━━━ DATA BLOCK ━━━

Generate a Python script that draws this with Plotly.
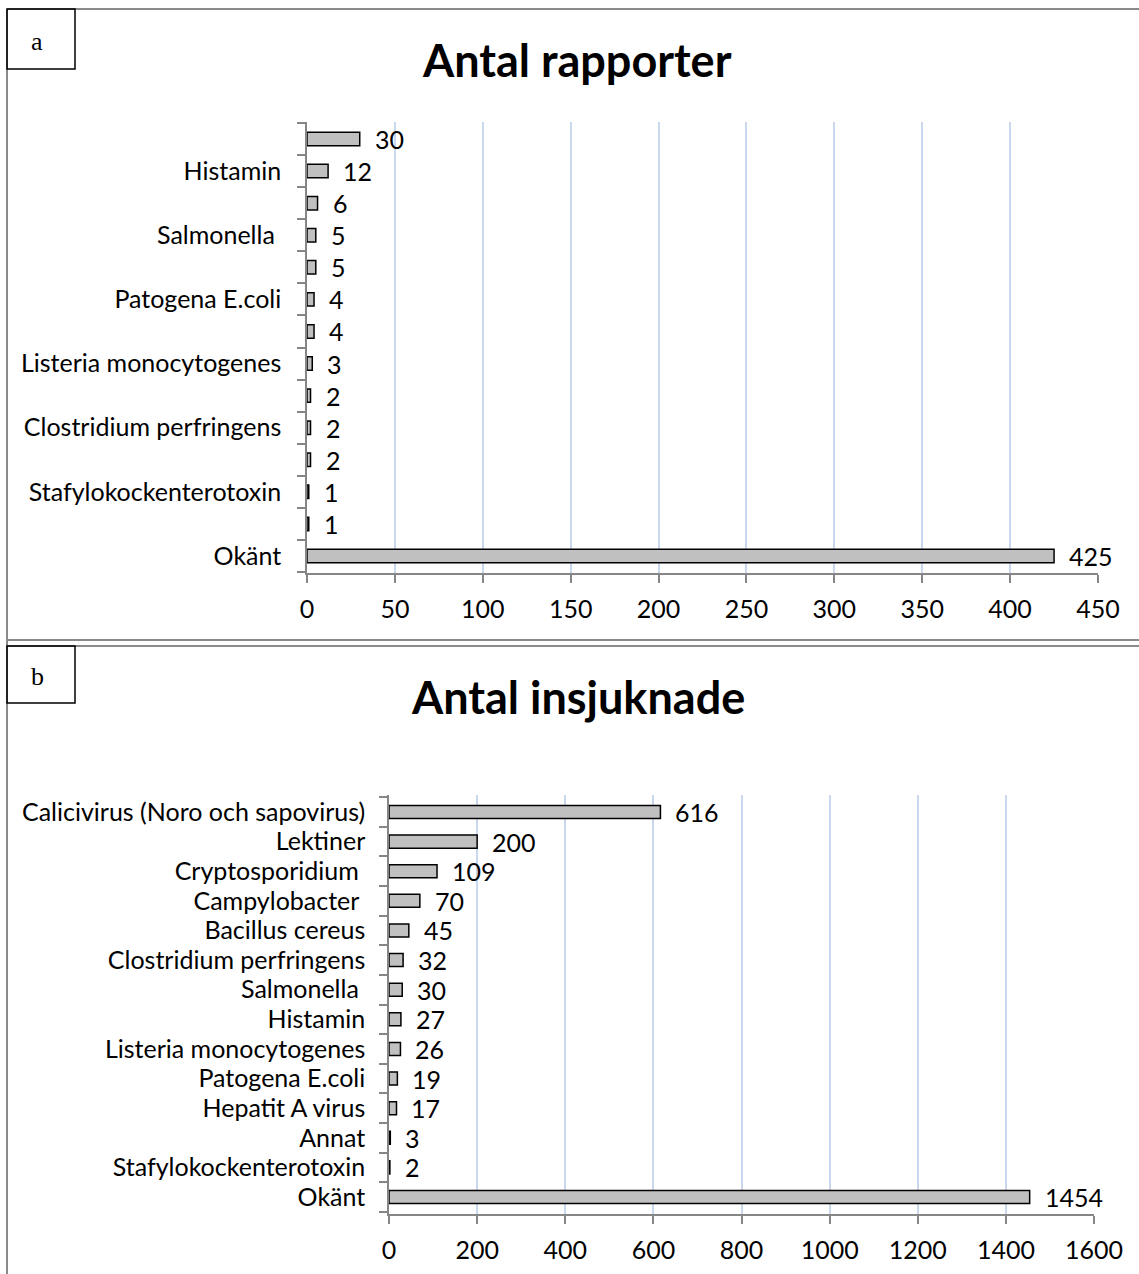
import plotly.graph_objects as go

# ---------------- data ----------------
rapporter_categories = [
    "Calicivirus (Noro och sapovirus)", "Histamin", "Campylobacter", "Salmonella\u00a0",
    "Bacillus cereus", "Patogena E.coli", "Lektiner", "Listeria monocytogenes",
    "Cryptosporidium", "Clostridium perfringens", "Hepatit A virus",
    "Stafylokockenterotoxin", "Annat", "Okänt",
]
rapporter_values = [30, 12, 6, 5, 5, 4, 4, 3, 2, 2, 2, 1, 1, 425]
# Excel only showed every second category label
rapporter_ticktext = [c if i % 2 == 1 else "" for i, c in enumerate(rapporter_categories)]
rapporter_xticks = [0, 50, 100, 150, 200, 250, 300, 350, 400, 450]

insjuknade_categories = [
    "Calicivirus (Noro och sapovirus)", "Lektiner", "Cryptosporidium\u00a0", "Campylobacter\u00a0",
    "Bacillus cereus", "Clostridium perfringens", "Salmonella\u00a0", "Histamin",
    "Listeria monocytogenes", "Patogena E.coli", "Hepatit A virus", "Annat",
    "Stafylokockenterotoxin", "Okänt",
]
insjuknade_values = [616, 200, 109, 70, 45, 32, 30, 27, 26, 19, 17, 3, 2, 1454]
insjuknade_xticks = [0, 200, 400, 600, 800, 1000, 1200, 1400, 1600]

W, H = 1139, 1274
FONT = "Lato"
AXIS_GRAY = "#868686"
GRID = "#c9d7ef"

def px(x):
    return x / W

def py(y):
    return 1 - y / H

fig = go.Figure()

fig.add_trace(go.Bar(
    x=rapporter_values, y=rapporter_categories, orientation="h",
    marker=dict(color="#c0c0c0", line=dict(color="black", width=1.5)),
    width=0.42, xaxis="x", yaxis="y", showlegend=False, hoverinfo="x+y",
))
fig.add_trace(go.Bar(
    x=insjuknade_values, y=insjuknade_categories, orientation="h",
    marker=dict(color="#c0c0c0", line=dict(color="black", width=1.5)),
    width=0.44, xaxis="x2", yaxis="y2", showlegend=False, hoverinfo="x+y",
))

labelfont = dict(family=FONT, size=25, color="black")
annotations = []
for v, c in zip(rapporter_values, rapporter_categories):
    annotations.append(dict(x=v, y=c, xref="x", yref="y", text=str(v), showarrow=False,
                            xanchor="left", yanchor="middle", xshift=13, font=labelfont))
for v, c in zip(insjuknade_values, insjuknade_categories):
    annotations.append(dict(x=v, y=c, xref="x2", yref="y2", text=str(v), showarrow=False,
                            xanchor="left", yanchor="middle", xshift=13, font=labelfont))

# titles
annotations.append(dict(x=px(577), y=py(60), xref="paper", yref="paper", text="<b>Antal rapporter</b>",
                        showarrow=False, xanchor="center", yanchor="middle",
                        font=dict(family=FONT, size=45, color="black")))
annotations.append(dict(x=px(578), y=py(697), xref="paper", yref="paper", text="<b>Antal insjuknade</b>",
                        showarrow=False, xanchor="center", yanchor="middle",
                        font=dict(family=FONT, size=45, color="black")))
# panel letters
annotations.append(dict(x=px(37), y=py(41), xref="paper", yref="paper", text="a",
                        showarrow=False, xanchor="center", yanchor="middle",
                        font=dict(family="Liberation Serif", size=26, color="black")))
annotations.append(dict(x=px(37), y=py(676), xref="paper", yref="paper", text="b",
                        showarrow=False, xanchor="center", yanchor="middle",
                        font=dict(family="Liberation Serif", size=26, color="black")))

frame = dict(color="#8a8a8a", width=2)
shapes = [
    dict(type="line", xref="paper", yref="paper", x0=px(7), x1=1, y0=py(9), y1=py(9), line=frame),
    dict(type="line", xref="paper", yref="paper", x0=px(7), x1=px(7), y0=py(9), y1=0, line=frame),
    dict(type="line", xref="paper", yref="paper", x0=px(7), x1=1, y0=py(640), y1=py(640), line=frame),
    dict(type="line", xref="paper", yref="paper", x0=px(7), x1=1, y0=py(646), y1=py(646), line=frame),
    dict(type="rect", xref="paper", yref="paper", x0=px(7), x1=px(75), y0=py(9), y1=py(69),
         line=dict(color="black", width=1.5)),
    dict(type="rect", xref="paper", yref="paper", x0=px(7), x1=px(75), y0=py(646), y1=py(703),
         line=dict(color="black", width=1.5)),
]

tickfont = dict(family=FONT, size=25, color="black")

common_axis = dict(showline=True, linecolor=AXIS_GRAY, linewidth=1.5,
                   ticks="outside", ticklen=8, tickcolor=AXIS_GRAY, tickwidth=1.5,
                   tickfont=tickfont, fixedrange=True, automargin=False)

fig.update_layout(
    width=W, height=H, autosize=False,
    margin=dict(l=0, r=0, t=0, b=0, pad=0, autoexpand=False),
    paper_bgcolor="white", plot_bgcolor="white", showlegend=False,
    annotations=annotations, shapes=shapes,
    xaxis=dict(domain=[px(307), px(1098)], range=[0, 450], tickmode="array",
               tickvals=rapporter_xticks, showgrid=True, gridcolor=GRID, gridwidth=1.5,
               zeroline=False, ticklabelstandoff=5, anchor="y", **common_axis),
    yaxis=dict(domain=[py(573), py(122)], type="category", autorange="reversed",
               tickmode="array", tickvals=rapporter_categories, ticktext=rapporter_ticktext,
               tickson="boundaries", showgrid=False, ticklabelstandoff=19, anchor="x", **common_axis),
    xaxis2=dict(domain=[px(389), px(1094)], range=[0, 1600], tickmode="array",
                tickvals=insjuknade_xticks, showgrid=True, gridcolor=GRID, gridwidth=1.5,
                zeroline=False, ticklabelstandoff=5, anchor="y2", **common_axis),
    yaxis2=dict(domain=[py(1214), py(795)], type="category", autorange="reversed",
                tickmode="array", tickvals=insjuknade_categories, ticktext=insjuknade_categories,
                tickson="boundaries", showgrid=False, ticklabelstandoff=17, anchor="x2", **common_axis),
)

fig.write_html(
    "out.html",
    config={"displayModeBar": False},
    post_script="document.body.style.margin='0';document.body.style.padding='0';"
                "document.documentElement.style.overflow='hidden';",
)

━━━

WHAT IS ASKED: Leave out any pictures and return exactly the lines from the beginning of the data through the line with "350, 400, 450]", inclusive.

OUTPUT FOR THIS TASK:
Generate a Python script that draws this with Plotly.
import plotly.graph_objects as go

# ---------------- data ----------------
rapporter_categories = [
    "Calicivirus (Noro och sapovirus)", "Histamin", "Campylobacter", "Salmonella\u00a0",
    "Bacillus cereus", "Patogena E.coli", "Lektiner", "Listeria monocytogenes",
    "Cryptosporidium", "Clostridium perfringens", "Hepatit A virus",
    "Stafylokockenterotoxin", "Annat", "Okänt",
]
rapporter_values = [30, 12, 6, 5, 5, 4, 4, 3, 2, 2, 2, 1, 1, 425]
# Excel only showed every second category label
rapporter_ticktext = [c if i % 2 == 1 else "" for i, c in enumerate(rapporter_categories)]
rapporter_xticks = [0, 50, 100, 150, 200, 250, 300, 350, 400, 450]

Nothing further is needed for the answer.